Christians have not always recognized the importance of profit in the biblical perspective. In fact, profit is often regarded with suspicion and discussed in a rhetoric of “people vs. profits.” There is a suspicion that profit comes not from taking inputs and creating something more valuable from them, but from swindling buyers, workers or suppliers. This arises from an inadequate understanding of business and economics. A truly biblical critique of businesses would ask questions such as “What kind of profits?” “What is the source of the profit?” “Is the profit extracted by monopoly or intimidation or deception?”, and “How is the profit shared among workers, managers, owners, lenders, suppliers, customers and taxation?” It would encourage and celebrate workers and businesses who bring a wholesome profitability to their work. CONTENT NOT YET AVAILABLE: See the article *Economics and Society at www.theologyofwork.org for more on this subject.
Not all workers are in a position to know whether their work is profitable.

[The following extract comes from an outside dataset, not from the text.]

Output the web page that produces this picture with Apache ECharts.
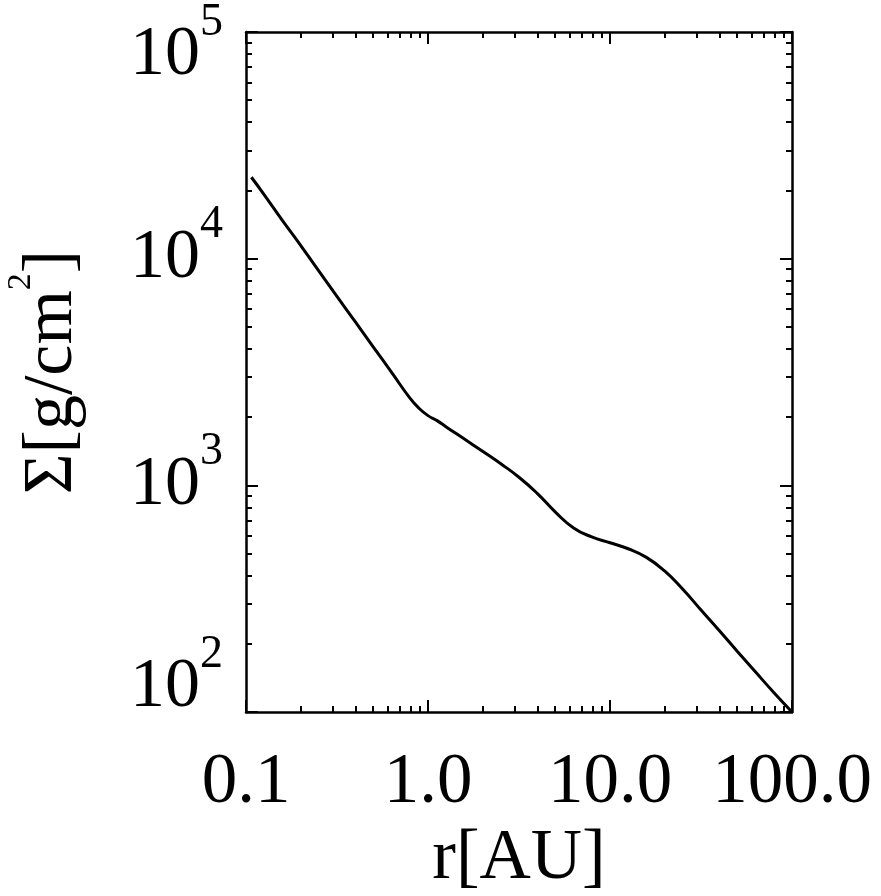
<!DOCTYPE html>
<html><head><meta charset="utf-8">
<script src="https://cdn.jsdelivr.net/npm/echarts@6/dist/echarts.min.js"></script>
<style>html,body{margin:0;padding:0;background:#fff}#c{width:881px;height:896px}</style>
</head><body><div id="c"></div>
<script>
// r [AU]
const radius = [0.107, 0.126, 0.158, 0.2, 0.251, 0.316, 0.398, 0.501, 0.631, 0.794, 0.891, 1.0, 1.122, 1.259, 1.585, 1.995, 2.512, 3.162, 3.981, 5.012, 6.31, 7.94, 10, 12.59, 15.85, 19.95, 25.12, 31.62, 39.81, 50.12, 63.1, 79.4, 100];
// Sigma [g/cm^2]
const sigma = [22860, 19140, 14790, 11430, 8830, 6820, 5270, 4075, 3150, 2430, 2190, 2030, 1930, 1810, 1600, 1413, 1245, 1086, 922, 762, 649, 592, 558, 525, 481, 419, 348, 282, 229, 185, 150, 122, 100];
const xTickLabels = ['0.1', '1.0', '10.0', '100.0'];
const yTickBase = '10';
const yTickExponents = ['2', '3', '4', '5'];
const xTitle = 'r[AU]';
const yTitleMain = 'Σ[g/cm';
const yTitleSup = '2';
const yTitleEnd = ']';

const F = "'Liberation Serif', 'Times New Roman', serif";
const K = '#000';

function xAxisCfg(pos, show) {
  return {
    type: 'log', logBase: 10, min: 0.1, max: 100, position: pos,
    axisLine: { show: true, onZero: false, lineStyle: { color: K, width: 2.5 } },
    axisTick: { show: true, inside: true, length: 12, lineStyle: { color: K, width: 2 } },
    minorTick: { show: true, splitNumber: 9, length: 6, lineStyle: { color: K, width: 2 } },
    splitLine: { show: false }, minorSplitLine: { show: false },
    axisLabel: {
      show: show, margin: 36, fontFamily: F, fontSize: 71, color: K,
      formatter: v => xTickLabels[Math.round(Math.log10(v)) + 1]
    },
    name: show ? xTitle : '', nameLocation: 'middle', nameGap: 106,
    nameTextStyle: { fontFamily: F, fontSize: 71, color: K }
  };
}
const supRich = {
  midb: { fontFamily: F, fontSize: 70, color: K, verticalAlign: 'bottom', lineHeight: 113, padding: [0, 0, 21.5, 0] },
  mids: { fontFamily: F, fontSize: 46, color: K, verticalAlign: 'top' },
  lob: { fontFamily: F, fontSize: 70, color: K, verticalAlign: 'bottom', lineHeight: 161, padding: [0, 0, 69.5, 0] },
  los: { fontFamily: F, fontSize: 46, color: K, verticalAlign: 'top' },
  hib: { fontFamily: F, fontSize: 70, color: K, verticalAlign: 'bottom', lineHeight: 120, padding: [0, 0, 1, 0] },
  his: { fontFamily: F, fontSize: 46, color: K, verticalAlign: 'top', padding: [27.5, 0, 0, 0] }
};
function yAxisCfg(pos, show) {
  return {
    type: 'log', logBase: 10, min: 100, max: 100000, position: pos,
    axisLine: { show: true, onZero: false, lineStyle: { color: K, width: 2.5 } },
    axisTick: { show: true, inside: true, length: 12, lineStyle: { color: K, width: 2 } },
    minorTick: { show: true, splitNumber: 9, length: 6, lineStyle: { color: K, width: 2 } },
    splitLine: { show: false }, minorSplitLine: { show: false },
    axisLabel: {
      show: show, margin: 23, color: K, rich: supRich,
      formatter: v => {
        const i = Math.round(Math.log10(v)) - 2;
        const key = i === 0 ? 'lo' : (i === yTickExponents.length - 1 ? 'hi' : 'mid');
        return '{' + key + 'b|' + yTickBase + '}{' + key + 's|' + yTickExponents[i] + '}';
      }
    },
    name: show ? ('{a|' + yTitleMain + '}{s|' + yTitleSup + '}{a|' + yTitleEnd + '}') : '',
    nameLocation: 'middle', nameGap: 158, nameRotate: 90,
    nameTextStyle: {
      color: K,
      rich: {
        a: { fontFamily: F, fontSize: 70, color: K, verticalAlign: 'bottom', lineHeight: 84 },
        s: { fontFamily: F, fontSize: 34, color: K, verticalAlign: 'top' }
      }
    }
  };
}

const chart = echarts.init(document.getElementById('c'), null, { renderer: 'canvas' });
chart.setOption({
  animation: false,
  backgroundColor: '#fff',
  grid: { left: 246, right: 89, top: 32, bottom: 184, containLabel: false, outerBoundsMode: 'none' },
  xAxis: [xAxisCfg('bottom', true), xAxisCfg('top', false)],
  yAxis: [yAxisCfg('left', true), yAxisCfg('right', false)],
  series: [{
    type: 'line', xAxisIndex: 0, yAxisIndex: 0,
    data: radius.map((r, i) => [r, sigma[i]]),
    showSymbol: false, smooth: 0.5, silent: true,
    lineStyle: { color: K, width: 3 }
  }]
});
</script>
</body></html>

Employees in a large corporation may have little idea whether their particular work contributes positively to profitability of the enterprise. Profitability, in an accounting sense, does not play a role in education, government, not-for-profit corporations, and homes. But all workers can pay attention to how their work contributes to accomplishing the mission of the organization, to whether the value they add is greater than the pay and other resources they extract. To do so is a form of service to the Lord.
The Valiant Woman’s profitable management of her household draws a word of exalted praise. “She is far more precious than jewels” (Prov. 31:10). This is no sentimental metaphor. It is quite literally true. A well-run enterprise can certainly earn profits over the years far exceeding the value of jewels and other stores of wealth.